── SUPPLIED DATA ──
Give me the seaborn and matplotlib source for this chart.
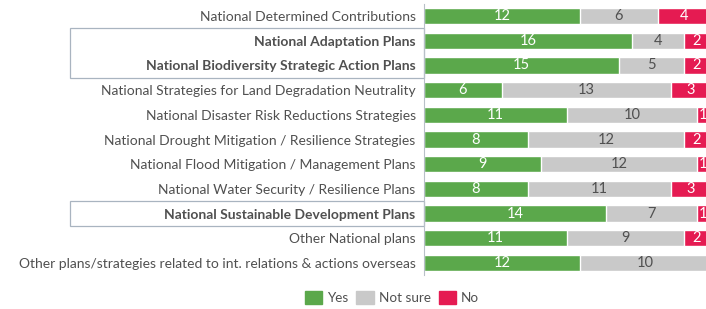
import pandas as pd
import matplotlib
matplotlib.use("Agg")
from matplotlib import pyplot as plt
from matplotlib.patches import Rectangle, Patch
import matplotlib.transforms as mtransforms
import seaborn as sns

# data
plans = [
    "National Determined Contributions",
    "National Adaptation Plans",
    "National Biodiversity Strategic Action Plans",
    "National Strategies for Land Degradation Neutrality",
    "National Disaster Risk Reductions Strategies",
    "National Drought Mitigation / Resilience Strategies",
    "National Flood Mitigation / Management Plans",
    "National Water Security / Resilience Plans",
    "National Sustainable Development Plans",
    "Other National plans",
    "Other plans/strategies related to int. relations & actions overseas",
]
yes = [12, 16, 15, 6, 11, 8, 9, 8, 14, 11, 12]
not_sure = [6, 4, 5, 13, 10, 12, 12, 11, 7, 9, 10]
no = [4, 2, 2, 3, 1, 2, 1, 3, 1, 2, 0]
bold_plans = [
    "National Adaptation Plans",
    "National Biodiversity Strategic Action Plans",
    "National Sustainable Development Plans",
]

GREEN = "#5ba84b"
GREY = "#c9c9c9"
RED = "#e51b52"
TEXT = "#505050"

df = pd.DataFrame({"plan": plans, "yes": yes, "not_sure": not_sure, "no": no})
df["s1"] = df["yes"] + df["not_sure"]
df["s2"] = df["s1"] + df["no"]

sns.set_style("white")
plt.rcParams["font.family"] = ["Lato", "DejaVu Sans"]

fig = plt.figure(figsize=(7.06, 3.09), dpi=100)
ax = fig.add_axes([0.6006, 0.109, 0.4, 0.879])

# stacked horizontal bars: draw totals first, then overlay shorter parts
for col, c in [("s2", RED), ("s1", GREY), ("yes", GREEN)]:
    sns.barplot(data=df, y="plan", x=col, color=c, orient="h",
                width=0.66, saturation=1, errorbar=None, ax=ax)

for i, row in df.iterrows():
    segs = [(0, row["yes"], "white"),
            (row["yes"], row["not_sure"], TEXT),
            (row["s1"], row["no"], "white")]
    for start, w, tc in segs:
        if w > 0:
            ax.text(start + w / 2, i, str(int(w)), ha="center", va="center",
                    color=tc, fontsize=10.5)

ax.set_xlim(0, 21.75)
ax.set_ylim(len(plans) - 0.5, -0.5)
ax.set_xlabel("")
ax.set_ylabel("")
ax.set_xticks([])
ax.tick_params(axis="y", length=0, pad=6, labelsize=10.0, labelcolor=TEXT)
for lab in ax.get_yticklabels():
    if lab.get_text() in bold_plans:
        lab.set_fontweight("bold")
for s in ["top", "right", "bottom"]:
    ax.spines[s].set_visible(False)
ax.spines["left"].set_color("#b8c0c8")
ax.spines["left"].set_linewidth(0.8)

# boxes around highlighted plans
tr = mtransforms.blended_transform_factory(fig.transFigure, ax.transData)
for top, bottom in [(0.5, 2.5), (7.5, 8.5)]:
    ax.add_patch(Rectangle((70 / 706, top), (424 - 70) / 706, bottom - top,
                           transform=tr, fill=False, edgecolor="#a9b4c0",
                           linewidth=0.9, clip_on=False))

handles = [Patch(color=GREEN, label="Yes"), Patch(color=GREY, label="Not sure"),
           Patch(color=RED, label="No")]
fig.legend(handles=handles, loc="center", bbox_to_anchor=(0.555, 0.036),
           ncol=3, frameon=False, fontsize=9.7, handlelength=1.3,
           handleheight=1.1, columnspacing=0.6, handletextpad=0.35,
           labelcolor=TEXT)

fig.savefig("out.png", dpi=100)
───
• EXERCISE BRIEF: Restate the whole of the material word for word without the pictures.

• ANSWER TO THIS PROBLEM:
Give me the seaborn and matplotlib source for this chart.
import pandas as pd
import matplotlib
matplotlib.use("Agg")
from matplotlib import pyplot as plt
from matplotlib.patches import Rectangle, Patch
import matplotlib.transforms as mtransforms
import seaborn as sns

# data
plans = [
    "National Determined Contributions",
    "National Adaptation Plans",
    "National Biodiversity Strategic Action Plans",
    "National Strategies for Land Degradation Neutrality",
    "National Disaster Risk Reductions Strategies",
    "National Drought Mitigation / Resilience Strategies",
    "National Flood Mitigation / Management Plans",
    "National Water Security / Resilience Plans",
    "National Sustainable Development Plans",
    "Other National plans",
    "Other plans/strategies related to int. relations & actions overseas",
]
yes = [12, 16, 15, 6, 11, 8, 9, 8, 14, 11, 12]
not_sure = [6, 4, 5, 13, 10, 12, 12, 11, 7, 9, 10]
no = [4, 2, 2, 3, 1, 2, 1, 3, 1, 2, 0]
bold_plans = [
    "National Adaptation Plans",
    "National Biodiversity Strategic Action Plans",
    "National Sustainable Development Plans",
]

GREEN = "#5ba84b"
GREY = "#c9c9c9"
RED = "#e51b52"
TEXT = "#505050"

df = pd.DataFrame({"plan": plans, "yes": yes, "not_sure": not_sure, "no": no})
df["s1"] = df["yes"] + df["not_sure"]
df["s2"] = df["s1"] + df["no"]

sns.set_style("white")
plt.rcParams["font.family"] = ["Lato", "DejaVu Sans"]

fig = plt.figure(figsize=(7.06, 3.09), dpi=100)
ax = fig.add_axes([0.6006, 0.109, 0.4, 0.879])

# stacked horizontal bars: draw totals first, then overlay shorter parts
for col, c in [("s2", RED), ("s1", GREY), ("yes", GREEN)]:
    sns.barplot(data=df, y="plan", x=col, color=c, orient="h",
                width=0.66, saturation=1, errorbar=None, ax=ax)

for i, row in df.iterrows():
    segs = [(0, row["yes"], "white"),
            (row["yes"], row["not_sure"], TEXT),
            (row["s1"], row["no"], "white")]
    for start, w, tc in segs:
        if w > 0:
            ax.text(start + w / 2, i, str(int(w)), ha="center", va="center",
                    color=tc, fontsize=10.5)

ax.set_xlim(0, 21.75)
ax.set_ylim(len(plans) - 0.5, -0.5)
ax.set_xlabel("")
ax.set_ylabel("")
ax.set_xticks([])
ax.tick_params(axis="y", length=0, pad=6, labelsize=10.0, labelcolor=TEXT)
for lab in ax.get_yticklabels():
    if lab.get_text() in bold_plans:
        lab.set_fontweight("bold")
for s in ["top", "right", "bottom"]:
    ax.spines[s].set_visible(False)
ax.spines["left"].set_color("#b8c0c8")
ax.spines["left"].set_linewidth(0.8)

# boxes around highlighted plans
tr = mtransforms.blended_transform_factory(fig.transFigure, ax.transData)
for top, bottom in [(0.5, 2.5), (7.5, 8.5)]:
    ax.add_patch(Rectangle((70 / 706, top), (424 - 70) / 706, bottom - top,
                           transform=tr, fill=False, edgecolor="#a9b4c0",
                           linewidth=0.9, clip_on=False))

handles = [Patch(color=GREEN, label="Yes"), Patch(color=GREY, label="Not sure"),
           Patch(color=RED, label="No")]
fig.legend(handles=handles, loc="center", bbox_to_anchor=(0.555, 0.036),
           ncol=3, frameon=False, fontsize=9.7, handlelength=1.3,
           handleheight=1.1, columnspacing=0.6, handletextpad=0.35,
           labelcolor=TEXT)

fig.savefig("out.png", dpi=100)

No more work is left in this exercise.